Mi amigo Javier

Registro en la distancia, muy lejos de la batalla de los adioses, la muerte anunciada de Javier. Ha tenido la oportunidad mi amigo Javier, desafortunada y afortunada a la vez, de una despedida larga, pausada y consciente, en la que ha derrochado afecto y optimismo. Ni dos meses han querido los inexistentes dioses separar su desaparición de la de otro enorme amigo, el Bosco, a quien él se sentía tan cercano.

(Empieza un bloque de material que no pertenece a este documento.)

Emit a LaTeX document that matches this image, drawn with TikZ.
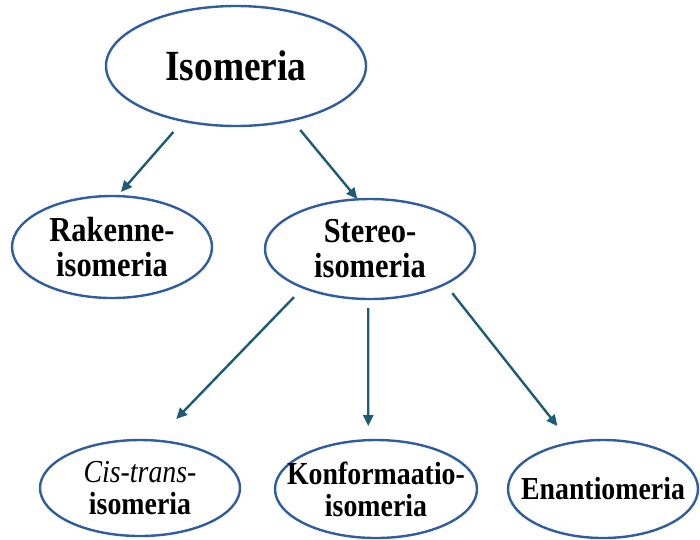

Conocí a un Javier joven, agradable y obstinado en el curso 78-79 como mi profesor de Literatura, en la Universidad Laboral de Sevilla, un sitio plagado de esqueletos temprano y tardofranquistas donde los aristus eran gratas excepciones. Desde aquellas clases no hemos separado nuestras personas y no creo que este accidente biológico al que asistimos lo vaya a conseguir. Desde entonces, él y yo hemos biengastado y malgastado millones de palabras y, a veces, discutido amargamente: no de otra manera se hace indeleble la amistad.

Javier me dijo alguna vez que en aquella época de la Universidad Laboral no había sido un profesor extraordinario, seguramente ensimismado en sus revoluciones. Pero para mí —y no dudo de que para muchos otros compañeros—, fue un profesor acertadamente peculiar que nos enseñó lo que entonces no se enseñaba: que la base de la Literatura estaba en la lectura individual que hacíamos cada uno de nosotros de las obras y no en la insulsa megateoría que se nos hacía memorizar. ¡Ay, que va a ser que Javier nos enseñó a pensar por nosotros mismos! Y cambió el orden del temario para comenzar por el siglo XIX, porque, si no, nunca llegábamos al XX. Y me prestó mi primer Cuaderno de Pedagogía para que hiciera un trabajo sobre la Institución Libre de Enseñanza. Y me derramó en su casa un café sobre mi examen de Machado, porque Carlitos, en sus idas y venidas, le dio un testarazo (sic) a la mesa en la que corregía. Y me puso el apelativo más cariñoso que nunca he recibido… Debía yo de ser, con dieciséis añitos, alumno díscolo y de ácidas preguntas; en una ocasión que levanté mi manita para preguntar, Javier me miró y espetó sin torcer el bigote “¿Qué quiere ahora el enano de la mala leche”? Hemos reído tanto a lo largo de los años con esa anécdota, tan lejana a la pedagogía del esparadrapo.

El autor de este texto junto a Javier Aristu en 1981.

Mi amigo Javier siempre fue muy generoso con todos y especialmente conmigo. En el otoño del 80 le solicité mi ingreso en el PCE. Él lo retrasó todo lo posible hasta que un día me dejó en la biblioteca de Teodosio para trabajar un tema de documentación sobre reforma agraria. Era una tarde de esas que rápidamente encapota la noche y todos se fueron. Me quedé allí encerrado. Javier, al oírlo, entre carcajadas interpretó la anécdota como una terrible y aviesa maldición. Y cuando empecé a dar clases en el Colegio Aljarafe, me lo tropecé bajo Daoiz y al ver cómo llevaba mis libros en un macutillo militar, me invitó por reyes a su casa, donde me regaló una cartera fina, iniciándose en ese momento una tradición de comida/cena de reyes que llega justo hasta ayer.

Mi amigo Javier siempre ha sido un tipo agradable e interesante: tengo anécdotas para aburrir. Pero mi vida está llena no solo de sus anécdotas sino de él mismo. Hoy ocupo el aula contigua a la que él regentó durante nueve años en Bruselas y me doy perfecta cuenta de que él me ocupa a mí. Llevo un mes hablándole cada día en una distancia infinita. Es el privilegio, ya lo dije no hace mucho, de quienes se van quedándose, de quienes se quedan en nuestras médulas al partir. Son unas conversaciones a las que ya no puedo ni quiero renunciar. Javier, amigo mío, seguimos hablando.

Javier Aristu Mondragón falleció en Sevilla durante la madrugada del 19 de Septiembre de 2021.

Pedro Ángel JIMÉNEZ MANZORRO.
Profesor de Latín, Filosofía
y Lengua Castellana y Literatura. Ha traducido textos de teatro clásico latino. En la actualidad es profesor en la Escuela Europea de Bruselas y socio de Redes.